- Stated problem: Quote the whole listing word for word, please.

* Begin Data extract *

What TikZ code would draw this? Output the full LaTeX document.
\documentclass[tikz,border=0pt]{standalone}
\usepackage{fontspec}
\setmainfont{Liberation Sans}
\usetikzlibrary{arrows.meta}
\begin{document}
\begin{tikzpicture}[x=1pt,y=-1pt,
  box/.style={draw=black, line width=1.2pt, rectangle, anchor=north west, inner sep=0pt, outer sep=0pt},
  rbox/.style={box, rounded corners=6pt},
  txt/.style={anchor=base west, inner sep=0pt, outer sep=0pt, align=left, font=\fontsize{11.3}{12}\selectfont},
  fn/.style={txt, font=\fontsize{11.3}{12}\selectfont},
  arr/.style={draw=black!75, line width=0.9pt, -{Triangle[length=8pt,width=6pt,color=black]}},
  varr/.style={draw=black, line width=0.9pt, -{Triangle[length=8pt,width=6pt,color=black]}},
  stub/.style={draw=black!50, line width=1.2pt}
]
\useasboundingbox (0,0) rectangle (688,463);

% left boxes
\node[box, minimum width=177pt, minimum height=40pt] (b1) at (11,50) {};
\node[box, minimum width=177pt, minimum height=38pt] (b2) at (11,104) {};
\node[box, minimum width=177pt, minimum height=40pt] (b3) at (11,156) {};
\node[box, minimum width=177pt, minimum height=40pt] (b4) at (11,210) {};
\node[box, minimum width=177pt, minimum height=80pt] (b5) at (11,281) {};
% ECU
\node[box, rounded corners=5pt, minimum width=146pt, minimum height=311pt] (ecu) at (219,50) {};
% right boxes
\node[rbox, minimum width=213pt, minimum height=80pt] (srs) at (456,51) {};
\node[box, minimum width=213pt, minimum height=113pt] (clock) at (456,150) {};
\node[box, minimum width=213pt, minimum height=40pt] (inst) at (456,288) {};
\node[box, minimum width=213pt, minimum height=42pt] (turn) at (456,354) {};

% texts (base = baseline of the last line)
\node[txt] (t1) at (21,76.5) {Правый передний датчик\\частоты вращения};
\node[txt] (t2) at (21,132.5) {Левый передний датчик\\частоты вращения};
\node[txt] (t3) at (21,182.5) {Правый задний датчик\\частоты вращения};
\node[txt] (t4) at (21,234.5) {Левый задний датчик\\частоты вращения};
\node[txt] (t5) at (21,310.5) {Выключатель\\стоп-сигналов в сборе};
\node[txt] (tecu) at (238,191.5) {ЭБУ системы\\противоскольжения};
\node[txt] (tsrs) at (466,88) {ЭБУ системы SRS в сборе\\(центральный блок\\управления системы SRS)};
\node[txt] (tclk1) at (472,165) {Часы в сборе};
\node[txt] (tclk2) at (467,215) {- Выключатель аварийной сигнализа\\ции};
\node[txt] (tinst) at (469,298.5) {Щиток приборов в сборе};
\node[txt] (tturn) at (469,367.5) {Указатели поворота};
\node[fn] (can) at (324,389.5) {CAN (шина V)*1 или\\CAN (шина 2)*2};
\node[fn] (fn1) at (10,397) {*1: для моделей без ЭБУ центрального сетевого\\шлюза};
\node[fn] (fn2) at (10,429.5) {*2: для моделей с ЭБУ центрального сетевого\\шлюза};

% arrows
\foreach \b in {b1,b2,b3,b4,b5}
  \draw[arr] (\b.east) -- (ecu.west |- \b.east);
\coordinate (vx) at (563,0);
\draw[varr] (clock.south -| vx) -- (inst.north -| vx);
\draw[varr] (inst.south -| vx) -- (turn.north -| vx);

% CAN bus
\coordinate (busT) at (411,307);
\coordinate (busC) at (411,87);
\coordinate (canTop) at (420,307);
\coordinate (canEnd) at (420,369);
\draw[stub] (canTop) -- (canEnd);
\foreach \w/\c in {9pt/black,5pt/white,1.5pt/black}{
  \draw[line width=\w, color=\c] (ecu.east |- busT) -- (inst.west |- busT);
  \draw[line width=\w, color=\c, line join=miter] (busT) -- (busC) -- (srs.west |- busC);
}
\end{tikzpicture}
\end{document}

* End Data extract *

- Written response:
What TikZ code would draw this? Output the full LaTeX document.
\documentclass[tikz,border=0pt]{standalone}
\usepackage{fontspec}
\setmainfont{Liberation Sans}
\usetikzlibrary{arrows.meta}
\begin{document}
\begin{tikzpicture}[x=1pt,y=-1pt,
  box/.style={draw=black, line width=1.2pt, rectangle, anchor=north west, inner sep=0pt, outer sep=0pt},
  rbox/.style={box, rounded corners=6pt},
  txt/.style={anchor=base west, inner sep=0pt, outer sep=0pt, align=left, font=\fontsize{11.3}{12}\selectfont},
  fn/.style={txt, font=\fontsize{11.3}{12}\selectfont},
  arr/.style={draw=black!75, line width=0.9pt, -{Triangle[length=8pt,width=6pt,color=black]}},
  varr/.style={draw=black, line width=0.9pt, -{Triangle[length=8pt,width=6pt,color=black]}},
  stub/.style={draw=black!50, line width=1.2pt}
]
\useasboundingbox (0,0) rectangle (688,463);

% left boxes
\node[box, minimum width=177pt, minimum height=40pt] (b1) at (11,50) {};
\node[box, minimum width=177pt, minimum height=38pt] (b2) at (11,104) {};
\node[box, minimum width=177pt, minimum height=40pt] (b3) at (11,156) {};
\node[box, minimum width=177pt, minimum height=40pt] (b4) at (11,210) {};
\node[box, minimum width=177pt, minimum height=80pt] (b5) at (11,281) {};
% ECU
\node[box, rounded corners=5pt, minimum width=146pt, minimum height=311pt] (ecu) at (219,50) {};
% right boxes
\node[rbox, minimum width=213pt, minimum height=80pt] (srs) at (456,51) {};
\node[box, minimum width=213pt, minimum height=113pt] (clock) at (456,150) {};
\node[box, minimum width=213pt, minimum height=40pt] (inst) at (456,288) {};
\node[box, minimum width=213pt, minimum height=42pt] (turn) at (456,354) {};

% texts (base = baseline of the last line)
\node[txt] (t1) at (21,76.5) {Правый передний датчик\\частоты вращения};
\node[txt] (t2) at (21,132.5) {Левый передний датчик\\частоты вращения};
\node[txt] (t3) at (21,182.5) {Правый задний датчик\\частоты вращения};
\node[txt] (t4) at (21,234.5) {Левый задний датчик\\частоты вращения};
\node[txt] (t5) at (21,310.5) {Выключатель\\стоп-сигналов в сборе};
\node[txt] (tecu) at (238,191.5) {ЭБУ системы\\противоскольжения};
\node[txt] (tsrs) at (466,88) {ЭБУ системы SRS в сборе\\(центральный блок\\управления системы SRS)};
\node[txt] (tclk1) at (472,165) {Часы в сборе};
\node[txt] (tclk2) at (467,215) {- Выключатель аварийной сигнализа\\ции};
\node[txt] (tinst) at (469,298.5) {Щиток приборов в сборе};
\node[txt] (tturn) at (469,367.5) {Указатели поворота};
\node[fn] (can) at (324,389.5) {CAN (шина V)*1 или\\CAN (шина 2)*2};
\node[fn] (fn1) at (10,397) {*1: для моделей без ЭБУ центрального сетевого\\шлюза};
\node[fn] (fn2) at (10,429.5) {*2: для моделей с ЭБУ центрального сетевого\\шлюза};

% arrows
\foreach \b in {b1,b2,b3,b4,b5}
  \draw[arr] (\b.east) -- (ecu.west |- \b.east);
\coordinate (vx) at (563,0);
\draw[varr] (clock.south -| vx) -- (inst.north -| vx);
\draw[varr] (inst.south -| vx) -- (turn.north -| vx);

% CAN bus
\coordinate (busT) at (411,307);
\coordinate (busC) at (411,87);
\coordinate (canTop) at (420,307);
\coordinate (canEnd) at (420,369);
\draw[stub] (canTop) -- (canEnd);
\foreach \w/\c in {9pt/black,5pt/white,1.5pt/black}{
  \draw[line width=\w, color=\c] (ecu.east |- busT) -- (inst.west |- busT);
  \draw[line width=\w, color=\c, line join=miter] (busT) -- (busC) -- (srs.west |- busC);
}
\end{tikzpicture}
\end{document}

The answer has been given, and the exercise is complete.